■ **MATERIAL SUPPLIED**:
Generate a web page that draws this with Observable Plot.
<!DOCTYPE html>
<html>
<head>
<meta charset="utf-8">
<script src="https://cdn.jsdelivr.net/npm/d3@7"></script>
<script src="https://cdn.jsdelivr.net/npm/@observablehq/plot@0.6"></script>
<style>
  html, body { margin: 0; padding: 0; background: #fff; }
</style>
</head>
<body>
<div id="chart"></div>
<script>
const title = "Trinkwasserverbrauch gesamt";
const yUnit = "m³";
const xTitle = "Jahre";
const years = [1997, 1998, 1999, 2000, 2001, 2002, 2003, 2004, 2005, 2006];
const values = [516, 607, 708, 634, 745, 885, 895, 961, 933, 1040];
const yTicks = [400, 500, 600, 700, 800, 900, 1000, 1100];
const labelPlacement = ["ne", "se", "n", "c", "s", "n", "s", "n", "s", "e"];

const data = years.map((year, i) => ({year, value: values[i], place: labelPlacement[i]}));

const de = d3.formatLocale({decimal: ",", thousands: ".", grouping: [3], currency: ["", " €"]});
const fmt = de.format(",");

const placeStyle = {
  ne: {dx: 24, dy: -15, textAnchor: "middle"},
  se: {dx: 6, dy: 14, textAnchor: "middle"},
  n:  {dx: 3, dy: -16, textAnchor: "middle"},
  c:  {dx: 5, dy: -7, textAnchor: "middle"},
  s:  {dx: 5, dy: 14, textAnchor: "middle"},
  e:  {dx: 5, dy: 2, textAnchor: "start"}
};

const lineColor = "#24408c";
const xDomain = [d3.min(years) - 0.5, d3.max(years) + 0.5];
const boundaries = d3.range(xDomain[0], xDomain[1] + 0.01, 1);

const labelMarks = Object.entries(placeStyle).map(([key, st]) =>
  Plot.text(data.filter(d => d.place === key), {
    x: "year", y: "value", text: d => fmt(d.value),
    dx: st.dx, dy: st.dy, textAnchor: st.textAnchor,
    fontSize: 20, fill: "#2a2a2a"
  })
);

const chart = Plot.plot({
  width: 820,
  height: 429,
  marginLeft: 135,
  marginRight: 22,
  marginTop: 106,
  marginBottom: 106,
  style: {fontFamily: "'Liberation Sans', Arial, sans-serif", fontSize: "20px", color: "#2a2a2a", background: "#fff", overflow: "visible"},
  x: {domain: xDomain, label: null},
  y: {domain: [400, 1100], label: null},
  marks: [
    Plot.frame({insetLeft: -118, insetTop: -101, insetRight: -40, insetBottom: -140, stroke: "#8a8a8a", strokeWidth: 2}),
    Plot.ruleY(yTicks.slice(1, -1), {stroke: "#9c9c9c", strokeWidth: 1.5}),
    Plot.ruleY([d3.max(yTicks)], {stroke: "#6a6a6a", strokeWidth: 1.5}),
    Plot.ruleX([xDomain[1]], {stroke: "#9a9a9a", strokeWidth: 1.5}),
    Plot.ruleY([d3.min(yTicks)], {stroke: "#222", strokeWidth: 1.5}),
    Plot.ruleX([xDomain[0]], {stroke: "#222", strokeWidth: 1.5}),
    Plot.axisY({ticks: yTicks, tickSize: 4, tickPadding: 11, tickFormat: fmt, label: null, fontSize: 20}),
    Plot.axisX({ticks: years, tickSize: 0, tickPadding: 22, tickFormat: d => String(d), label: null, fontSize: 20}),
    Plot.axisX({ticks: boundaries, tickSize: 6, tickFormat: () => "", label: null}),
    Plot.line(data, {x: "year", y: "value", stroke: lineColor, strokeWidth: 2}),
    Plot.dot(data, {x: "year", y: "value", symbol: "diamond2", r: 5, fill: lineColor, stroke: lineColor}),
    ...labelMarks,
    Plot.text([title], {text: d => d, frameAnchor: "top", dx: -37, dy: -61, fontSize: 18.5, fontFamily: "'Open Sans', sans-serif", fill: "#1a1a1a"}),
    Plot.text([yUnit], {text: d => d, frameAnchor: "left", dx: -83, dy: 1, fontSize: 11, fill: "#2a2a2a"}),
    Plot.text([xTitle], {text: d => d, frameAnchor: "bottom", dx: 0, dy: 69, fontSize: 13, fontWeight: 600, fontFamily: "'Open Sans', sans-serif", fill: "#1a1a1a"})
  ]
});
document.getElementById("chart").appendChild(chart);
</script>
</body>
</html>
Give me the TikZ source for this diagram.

■ **GIVEN REQUEST**:
Extract each line from the listing above, please, and repeat it exactly.

■ **THE OUTPUT**:
Generate a web page that draws this with Observable Plot.
<!DOCTYPE html>
<html>
<head>
<meta charset="utf-8">
<script src="https://cdn.jsdelivr.net/npm/d3@7"></script>
<script src="https://cdn.jsdelivr.net/npm/@observablehq/plot@0.6"></script>
<style>
  html, body { margin: 0; padding: 0; background: #fff; }
</style>
</head>
<body>
<div id="chart"></div>
<script>
const title = "Trinkwasserverbrauch gesamt";
const yUnit = "m³";
const xTitle = "Jahre";
const years = [1997, 1998, 1999, 2000, 2001, 2002, 2003, 2004, 2005, 2006];
const values = [516, 607, 708, 634, 745, 885, 895, 961, 933, 1040];
const yTicks = [400, 500, 600, 700, 800, 900, 1000, 1100];
const labelPlacement = ["ne", "se", "n", "c", "s", "n", "s", "n", "s", "e"];

const data = years.map((year, i) => ({year, value: values[i], place: labelPlacement[i]}));

const de = d3.formatLocale({decimal: ",", thousands: ".", grouping: [3], currency: ["", " €"]});
const fmt = de.format(",");

const placeStyle = {
  ne: {dx: 24, dy: -15, textAnchor: "middle"},
  se: {dx: 6, dy: 14, textAnchor: "middle"},
  n:  {dx: 3, dy: -16, textAnchor: "middle"},
  c:  {dx: 5, dy: -7, textAnchor: "middle"},
  s:  {dx: 5, dy: 14, textAnchor: "middle"},
  e:  {dx: 5, dy: 2, textAnchor: "start"}
};

const lineColor = "#24408c";
const xDomain = [d3.min(years) - 0.5, d3.max(years) + 0.5];
const boundaries = d3.range(xDomain[0], xDomain[1] + 0.01, 1);

const labelMarks = Object.entries(placeStyle).map(([key, st]) =>
  Plot.text(data.filter(d => d.place === key), {
    x: "year", y: "value", text: d => fmt(d.value),
    dx: st.dx, dy: st.dy, textAnchor: st.textAnchor,
    fontSize: 20, fill: "#2a2a2a"
  })
);

const chart = Plot.plot({
  width: 820,
  height: 429,
  marginLeft: 135,
  marginRight: 22,
  marginTop: 106,
  marginBottom: 106,
  style: {fontFamily: "'Liberation Sans', Arial, sans-serif", fontSize: "20px", color: "#2a2a2a", background: "#fff", overflow: "visible"},
  x: {domain: xDomain, label: null},
  y: {domain: [400, 1100], label: null},
  marks: [
    Plot.frame({insetLeft: -118, insetTop: -101, insetRight: -40, insetBottom: -140, stroke: "#8a8a8a", strokeWidth: 2}),
    Plot.ruleY(yTicks.slice(1, -1), {stroke: "#9c9c9c", strokeWidth: 1.5}),
    Plot.ruleY([d3.max(yTicks)], {stroke: "#6a6a6a", strokeWidth: 1.5}),
    Plot.ruleX([xDomain[1]], {stroke: "#9a9a9a", strokeWidth: 1.5}),
    Plot.ruleY([d3.min(yTicks)], {stroke: "#222", strokeWidth: 1.5}),
    Plot.ruleX([xDomain[0]], {stroke: "#222", strokeWidth: 1.5}),
    Plot.axisY({ticks: yTicks, tickSize: 4, tickPadding: 11, tickFormat: fmt, label: null, fontSize: 20}),
    Plot.axisX({ticks: years, tickSize: 0, tickPadding: 22, tickFormat: d => String(d), label: null, fontSize: 20}),
    Plot.axisX({ticks: boundaries, tickSize: 6, tickFormat: () => "", label: null}),
    Plot.line(data, {x: "year", y: "value", stroke: lineColor, strokeWidth: 2}),
    Plot.dot(data, {x: "year", y: "value", symbol: "diamond2", r: 5, fill: lineColor, stroke: lineColor}),
    ...labelMarks,
    Plot.text([title], {text: d => d, frameAnchor: "top", dx: -37, dy: -61, fontSize: 18.5, fontFamily: "'Open Sans', sans-serif", fill: "#1a1a1a"}),
    Plot.text([yUnit], {text: d => d, frameAnchor: "left", dx: -83, dy: 1, fontSize: 11, fill: "#2a2a2a"}),
    Plot.text([xTitle], {text: d => d, frameAnchor: "bottom", dx: 0, dy: 69, fontSize: 13, fontWeight: 600, fontFamily: "'Open Sans', sans-serif", fill: "#1a1a1a"})
  ]
});
document.getElementById("chart").appendChild(chart);
</script>
</body>
</html>
Give me the TikZ source for this diagram.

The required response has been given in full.